Previously, the most common way to train AI was to give it plenty of examples, a process called supervised training.

With the new approach of descriptive training, AIs are trained in the same way humans would be, by describing the task that requires completion in natural language, Pakey said.

Taking the example of intelligent document processing, where the goal is to extract key information such as issue dates, supplier addresses and vendor names from an invoice, he said that the common way of training involves feeding the AI thousands of invoices.

But as invoices vary, one of the issues is physically pinpointing the positions of each piece of information on the documents in order to train the language model. This process is both slow and prone to errors, Pakey said.

"With descriptive training, people just describe what they want in plain language. So it's extremely simple and it completely changes the time necessary to actually launch a new AI and train on a new task," he said.

With descriptive training, users must ask themselves what the best question is, and what is the best way of asking the model to perform the desired task. This process is called prompt engineering.

"The first time we launched a large language model in production, we had very disappointing accuracy, meaning that our metrics were telling us this was a bad model. When we dove deeply to understand why our accuracy was poor, we noticed that the model was still doing better than the human laborers it was ranked against," he said.
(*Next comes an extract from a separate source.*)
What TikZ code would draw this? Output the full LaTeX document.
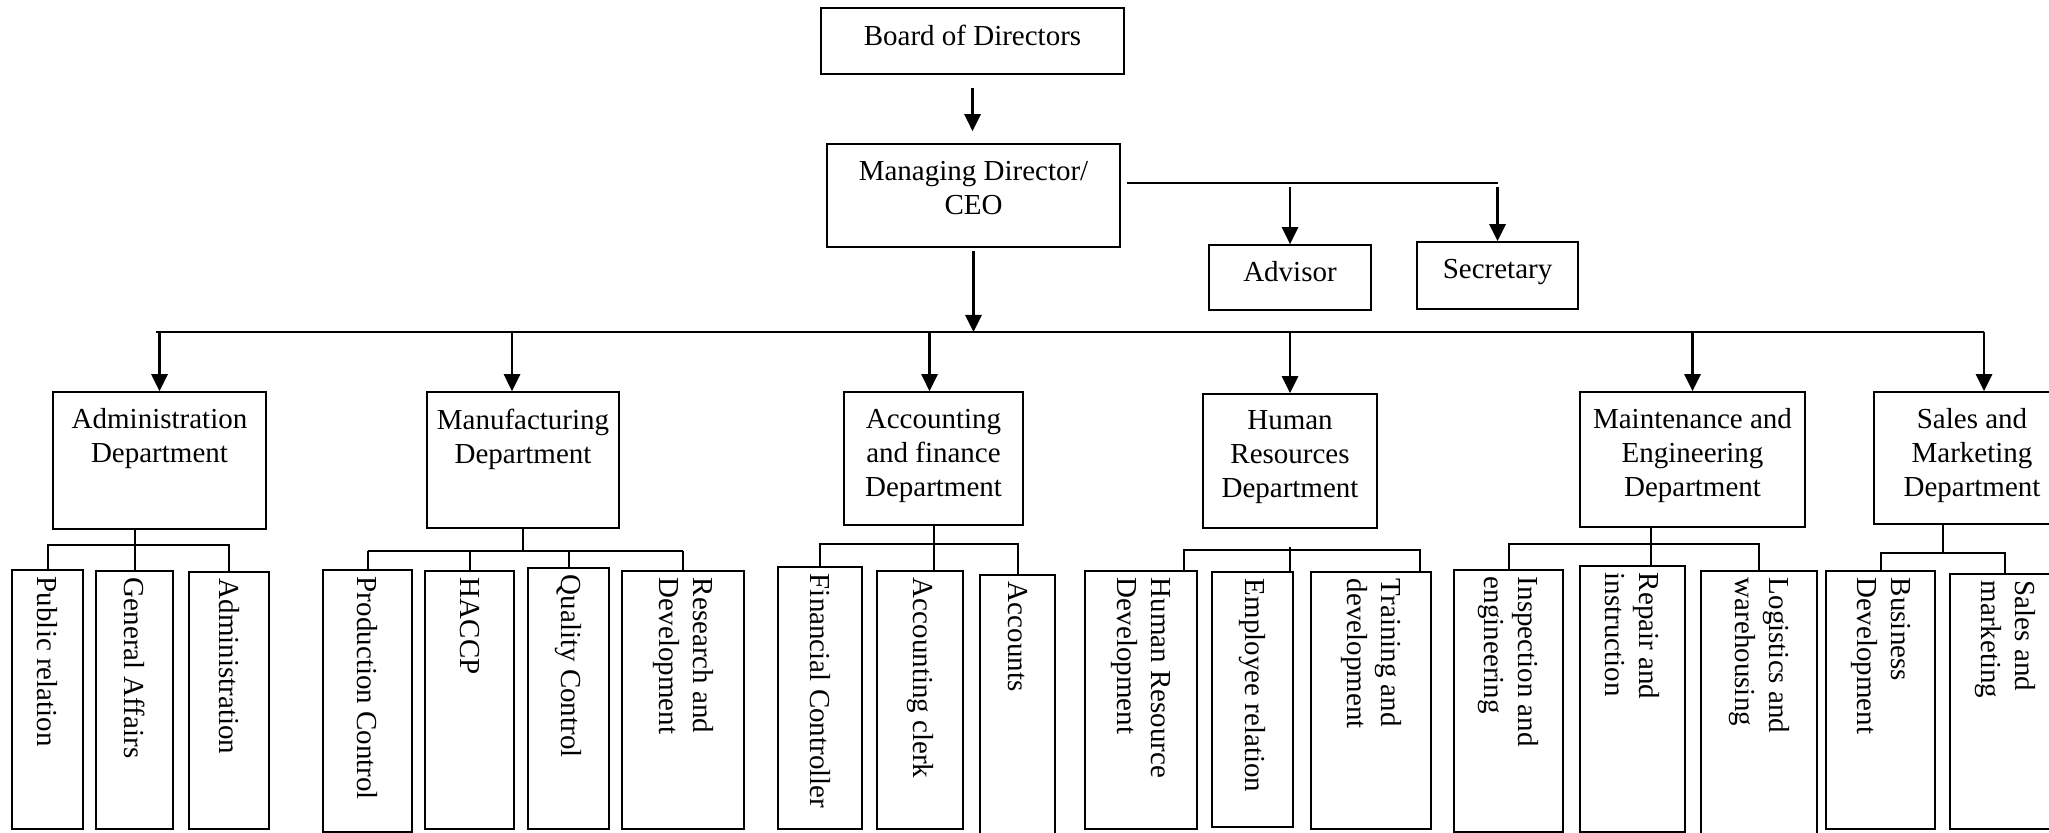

The large language model needed to handle hundreds and even thousands of different examples, and in this situation, it did better than human workers at labeling.

As with any AI model, its accuracy did not exceed 95 percent, and Pakey said that if users needed further improvements, it was only a question of aligning expectations and of being very clear about what information they wanted to extract.

Large language models still have limitations. They need to be given time to produce a good answer, and when prompting different models for an answer, it's important to bear in mind the trade off between complexity and accuracy, Pakey said.

"But most importantly, they are able to learn new tasks almost instantly, and that makes this one of the most exciting things that we have seen in AI in a long time."